I find it passing strange that physicians bent on practicing only the primary tenets of their noble profession — whether it is facilitating healthy pregnancies and deliveries, or healing illnesses and mitigating suffering — should endure “shunning” within their professional organization merely for holding to the originalist criterion of their vocation.
If the CPSO were a country, it would be Sweden.
Ellinor Grimmark is a Swedish midwife and devout Christian who was professionally blacklisted in Sweden for her pro-life beliefs. She had taken up her vocation in order to deliver and provide after-care for mothers, and assumed she had the right to a conscience carve-out (as a few other doctors and midwives had before her). In the birth wards where Grimmark worked, only one per cent of pregnancies, all late-term, ended in abortion — and those were pre-planned. Moreover, Sweden is drastically short of midwives. So her assumption would seem to have been well-founded.

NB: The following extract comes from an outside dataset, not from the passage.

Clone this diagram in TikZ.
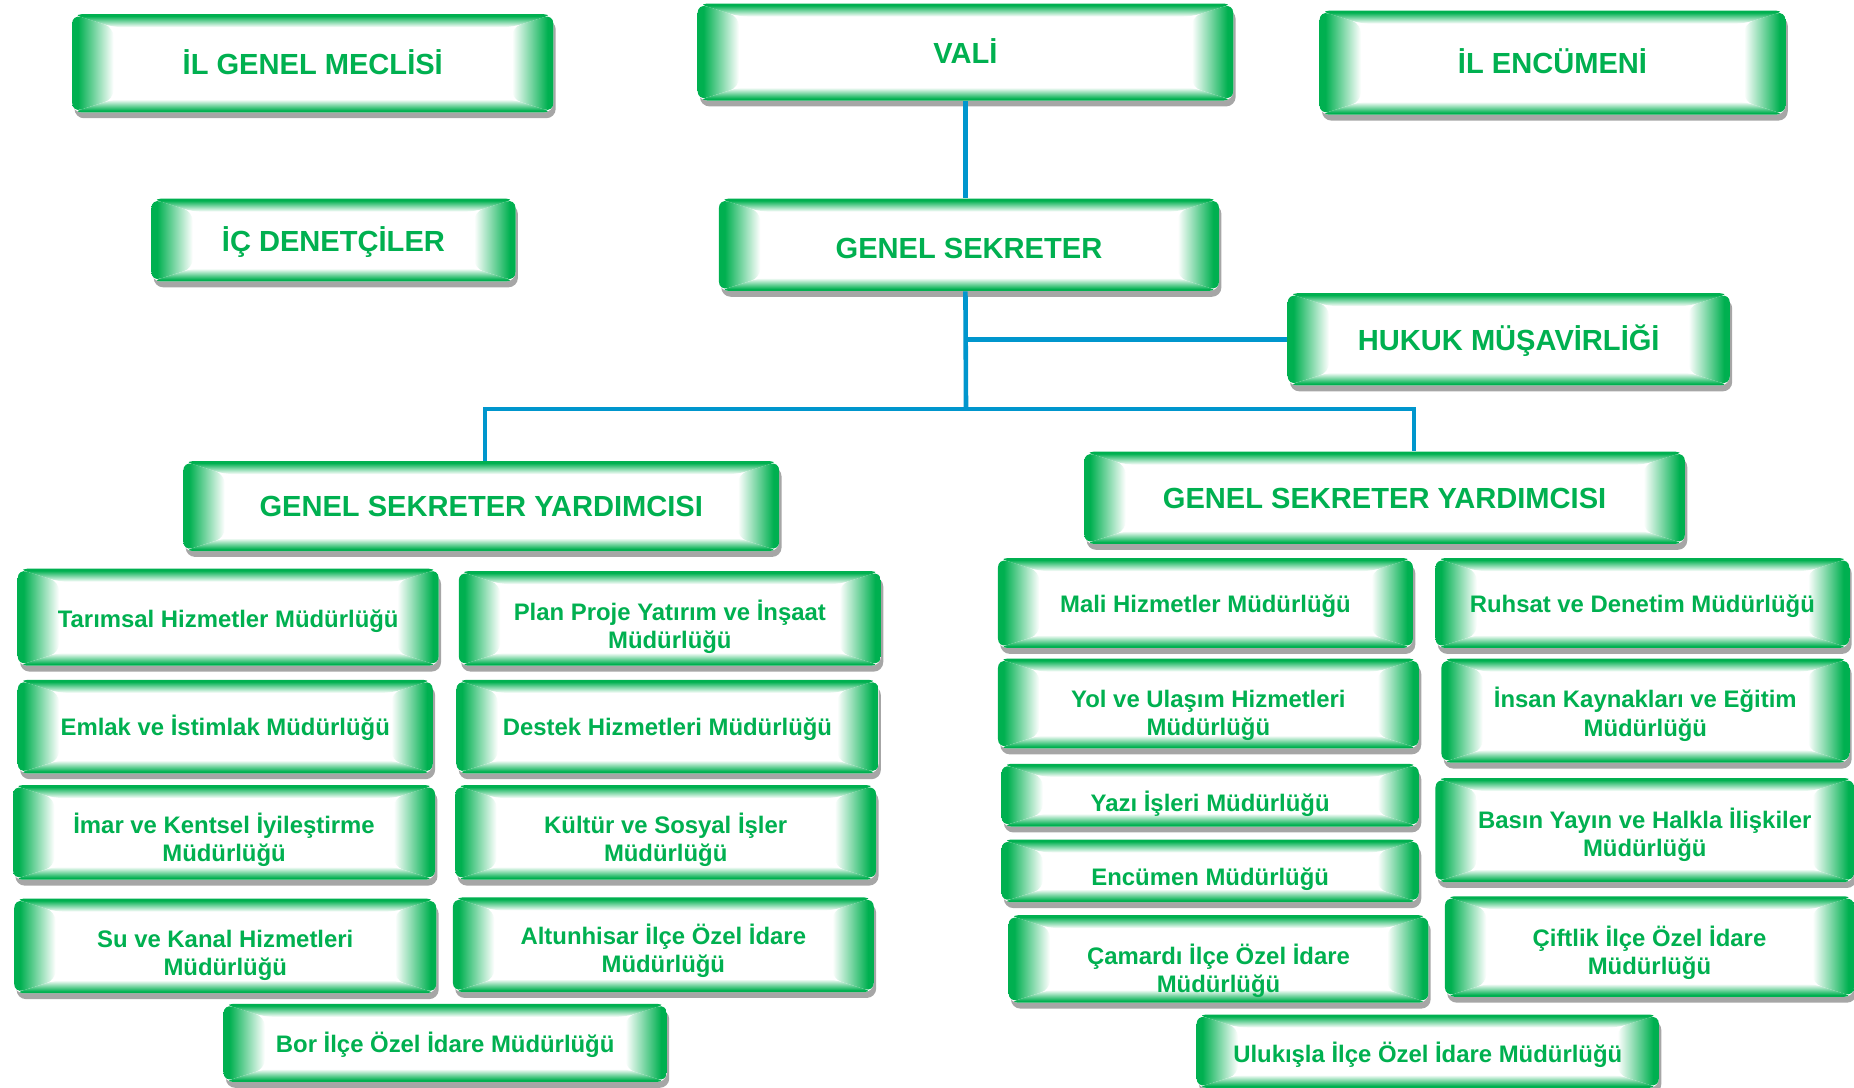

But Sweden’s infamously rigid “opinion corridor” is becoming more and more punitive of dissenters from what is considered correct thought. In the final term of her studies, when she made her conscientious objections to abortion clear, Grimmark was denied the right to practice. One hospital supervisor furiously demanded, “How could you even think of becoming a midwife with these opinions?” Elsewhere, she was offered counselling to overcome her views. In January, a TV segment framed Grimmark as emblematic of “a global wave of oppression against women.”
Grimmark was forced to accept a position in neighbouring Norway, where objectors are accommodated (this involved a four hours’ commute each way; eventually she and her husband moved there, where she has delivered over 200 babies). Grimmark sued her county and claimed damages for violation of the European Convention on Human Rights, which has been Swedish law since 1995. She lost her case, but will now appeal it to the European Court of Human Rights, which cannot overrule Sweden’s courts, but can order a compensation payment.
Norway and Denmark manage to deliver abortion services to all who require it without abrogating conscience rights. According to Grimmark, “we’ve had mothers dying (in Sweden) because they didn’t have midwives. It’s crazy.” She’s right.
Puritanism has been defined as the haunting fear that someone, somewhere may be happy. The CPSO knows there is no shortage of abortionists and euthanasists. They are beset by the haunting irritation that some doctors somewhere harbour politically incorrect opinions. The CPSO is locked into its very own windowless, anti-democratic opinion corridor. Let’s hope our courts have the wisdom to emulate the Norwegian model of conscience accommodation, rather than the Swedish one.